DIRECTION ▸ Write each line of the material exactly as given, from the top through the line that contains "plt.rcParams['font.family'] = ['Liberation", and omit all pictures.

STORED DATA ▸
□ □ □ □ □

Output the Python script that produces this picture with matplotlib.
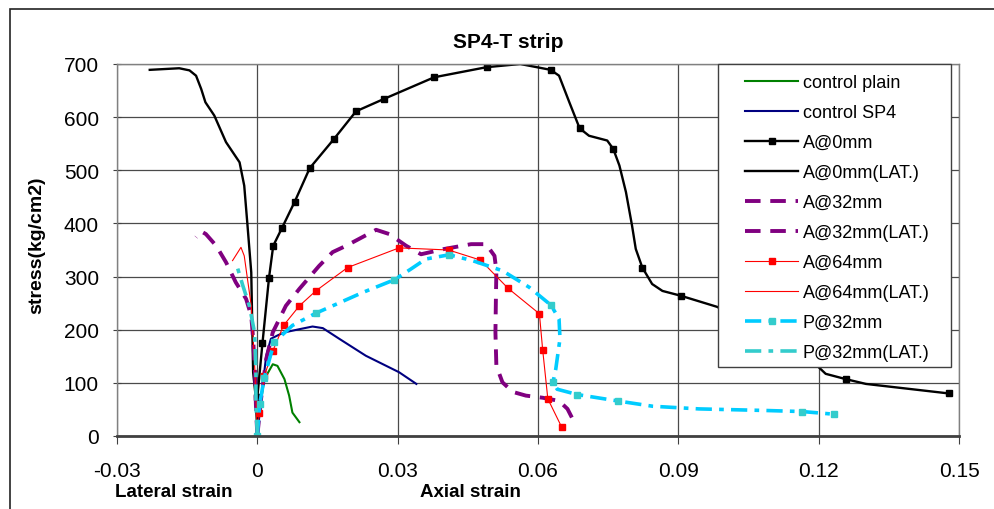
import matplotlib
matplotlib.use("Agg")
import matplotlib.pyplot as plt
from matplotlib.patches import Rectangle

plt.rcParams['font.family'] = ['Liberation Sans', 'DejaVu Sans']

# ---- data (strain, stress kg/cm2) ----
plain_x = [0, 0.0005, 0.0015, 0.0033, 0.0043, 0.0058, 0.0068, 0.0075, 0.0090]
plain_y = [0, 50, 107, 135, 132, 107, 76, 44, 26]

sp4_x = [0, 0.0008, 0.0019, 0.0029, 0.0045, 0.0058, 0.0090, 0.0118, 0.0140,
         0.0175, 0.0232, 0.0303, 0.0340]
sp4_y = [0, 70, 151, 183, 190, 195, 201, 206, 203, 183, 151, 120, 98]

a0_x = [0.0, 0.0, 0.0011, 0.0025, 0.0034, 0.0053, 0.0080, 0.0112, 0.0163,
        0.0211, 0.0270, 0.0378, 0.0490, 0.0562, 0.0627, 0.0645, 0.0667,
        0.0689, 0.0709, 0.0748, 0.0761, 0.0774, 0.0788, 0.0801, 0.0809,
        0.0823, 0.0844, 0.0866, 0.0905, 0.0983, 0.1100, 0.1197, 0.1215,
        0.1258, 0.1301, 0.1479]
a0_y = [0, 73, 175, 298, 358, 392, 441, 504, 558, 611, 634, 675, 694, 700,
        689, 678, 628, 579, 565, 556, 540, 509, 459, 396, 352, 317, 286, 273,
        264, 243, 185, 132, 117, 107, 98, 80]
a0_marks = [1, 2, 3, 4, 5, 6, 7, 8, 9, 10, 11, 12, 14, 17, 20, 25, 28, 33, 35]

a0l_x = [0, -0.0003, -0.0009, -0.0013, -0.0021, -0.0028, -0.0038, -0.0067,
         -0.0092, -0.0111, -0.0120, -0.0131, -0.0145, -0.0167, -0.0230]
a0l_y = [0, 70, 120, 308, 396, 471, 515, 553, 603, 628, 653, 678, 688, 692,
         689]

a32_x = [0, 0.0008, 0.0019, 0.0033, 0.0061, 0.0090, 0.0132, 0.0161, 0.0190,
         0.0254, 0.0282, 0.0318, 0.0350, 0.0400, 0.0457, 0.0489, 0.0507,
         0.0511, 0.0510, 0.0509, 0.0511, 0.0524, 0.0546, 0.0574, 0.0610,
         0.0645, 0.0663, 0.0674]
a32_y = [0, 70, 145, 195, 245, 277, 320, 346, 358, 388, 380, 358, 342, 352,
         361, 361, 339, 311, 258, 195, 132, 101, 83, 76, 72, 66, 51, 32]

a32l_x = [0, -0.0003, -0.0005, -0.0009, -0.0013, -0.0024, -0.0046, -0.0067,
          -0.0088, -0.0110, -0.0120, -0.0131]
a32l_y = [0, 57, 120, 183, 226, 258, 289, 327, 358, 380, 385, 374]

a64_x = [0, 0.0004, 0.0015, 0.0033, 0.0056, 0.0090, 0.0125, 0.0193, 0.0303,
         0.0409, 0.0477, 0.0536, 0.0603, 0.0610, 0.0621, 0.0651]
a64_y = [0, 44, 113, 160, 208, 245, 273, 317, 354, 350, 331, 278, 230, 162,
         70, 16]

a64l_x = [0, -0.0005, -0.0009, -0.0013, -0.0021, -0.0028, -0.0035, -0.0053]
a64l_y = [0, 120, 183, 245, 295, 339, 355, 330]

p32_x = [0, 0.0005, 0.0015, 0.0036, 0.0075, 0.0125, 0.0161, 0.0225, 0.0293,
         0.0328, 0.0360, 0.0410, 0.0460, 0.0524, 0.0581, 0.0628, 0.0645,
         0.0647, 0.0638, 0.0632, 0.0641, 0.0684, 0.0770, 0.0845, 0.0944,
         0.1087, 0.1165, 0.1233]
p32_y = [0, 60, 110, 176, 208, 231, 245, 270, 294, 314, 333, 341, 330, 311,
         280, 246, 220, 183, 126, 101, 88, 78, 66, 56, 51, 48, 46, 41]
p32_marks = [0, 1, 2, 3, 5, 8, 11, 15, 19, 21, 22, 26, 27]

p32l_x = [0, -0.0003, -0.0003, -0.0006, -0.0017, -0.0031, -0.0046]
p32l_y = [0, 60, 120, 195, 245, 283, 327]

xticks = [-0.03, 0, 0.03, 0.06, 0.09, 0.12, 0.15]
xlabels = ['-0.03', '0', '0.03', '0.06', '0.09', '0.12', '0.15']
yticks = [0, 100, 200, 300, 400, 500, 600, 700]

fig = plt.figure(figsize=(9.95, 5.10), dpi=100)
ax = fig.add_axes([117/995, 73/510, 842/995, 372/510])

ax.plot(plain_x, plain_y, color='#008000', lw=1.5, label='control plain')
ax.plot(sp4_x, sp4_y, color='#000080', lw=1.5, label='control SP4')
ax.plot(a0_x, a0_y, color='black', lw=1.7, marker='s', ms=4,
        markevery=a0_marks, label='A@0mm')
ax.plot(a0l_x, a0l_y, color='black', lw=1.7, label='A@0mm(LAT.)')
ax.plot(a32_x, a32_y, color='#800080', lw=2.8, dashes=(4, 2.5),
        label='A@32mm')
ax.plot(a32l_x, a32l_y, color='#800080', lw=2.8, dashes=(4, 2.5),
        label='A@32mm(LAT.)')
ax.plot(a64_x, a64_y, color='#ff0000', lw=0.8, marker='s', ms=5,
        markevery=slice(1, None), label='A@64mm')
ax.plot(a64l_x, a64l_y, color='#ff0000', lw=0.8, label='A@64mm(LAT.)')
ax.plot(p32_x, p32_y, color='#00ccff', lw=2.6, dashes=(4.5, 2, 1.3, 2),
        marker='s', ms=5, mfc='#33cccc', mec='#33cccc',
        markevery=p32_marks, label='P@32mm')
ax.plot(p32l_x, p32l_y, color='#33cccc', lw=2.6, dashes=(4.5, 2, 1.3, 2),
        label='P@32mm(LAT.)')

ax.set_xlim(-0.03, 0.15)
ax.set_ylim(0, 700)
ax.set_xticks(xticks)
ax.set_xticklabels(xlabels)
ax.set_yticks(yticks)
ax.tick_params(axis='both', labelsize=15, colors='black')
ax.tick_params(axis='x', direction='out', length=6, pad=12, color='#404040')
ax.tick_params(axis='y', direction='inout', length=6, pad=10, color='#404040')
ax.grid(True, color='#4a4a4a', lw=0.9)
ax.set_axisbelow(True)
for s in ['left', 'right', 'top']:
    ax.spines[s].set_color('#808080')
    ax.spines[s].set_linewidth(1.0)
ax.spines['bottom'].set_color('#404040')
ax.spines['bottom'].set_linewidth(2.0)

# legend box drawn by hand (Excel style: wide side padding)
ax.add_patch(Rectangle((718/995, 1 - 368/510), 233/995, 303/510,
                       transform=fig.transFigure, facecolor='white',
                       edgecolor='#404040', lw=1.0, zorder=4.5,
                       clip_on=False))
leg = ax.legend(loc='upper left', bbox_to_anchor=(745/995, 1 - 75/510),
                bbox_transform=fig.transFigure, borderaxespad=0,
                fontsize=13, frameon=False, handlelength=2.95,
                handletextpad=0.25, labelspacing=0.72, borderpad=0)

fig.text(508/995, 1 - 42/510, 'SP4-T strip', ha='center', va='center',
         fontsize=15, fontweight='bold')
fig.text(37/995, 1 - 245/510, 'stress(kg/cm2)', rotation=90, ha='center',
         va='center', fontsize=14, fontweight='bold')
fig.text(115/995, 1 - 493/510, 'Lateral strain', ha='left', va='center',
         fontsize=13.5, fontweight='bold')
fig.text(420/995, 1 - 493/510, 'Axial strain', ha='left', va='center',
         fontsize=13.5, fontweight='bold')

fig.patches.append(Rectangle((10/995, -0.2), 1.2, 500/510 + 0.2,
                             transform=fig.transFigure, fill=False,
                             edgecolor='#222222', lw=1.2))

fig.savefig('out.png', dpi=100)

□ □ □ □ □

RESPONSE TO THIS EXERCISE ▸
Output the Python script that produces this picture with matplotlib.
import matplotlib
matplotlib.use("Agg")
import matplotlib.pyplot as plt
from matplotlib.patches import Rectangle

plt.rcParams['font.family'] = ['Liberation Sans', 'DejaVu Sans']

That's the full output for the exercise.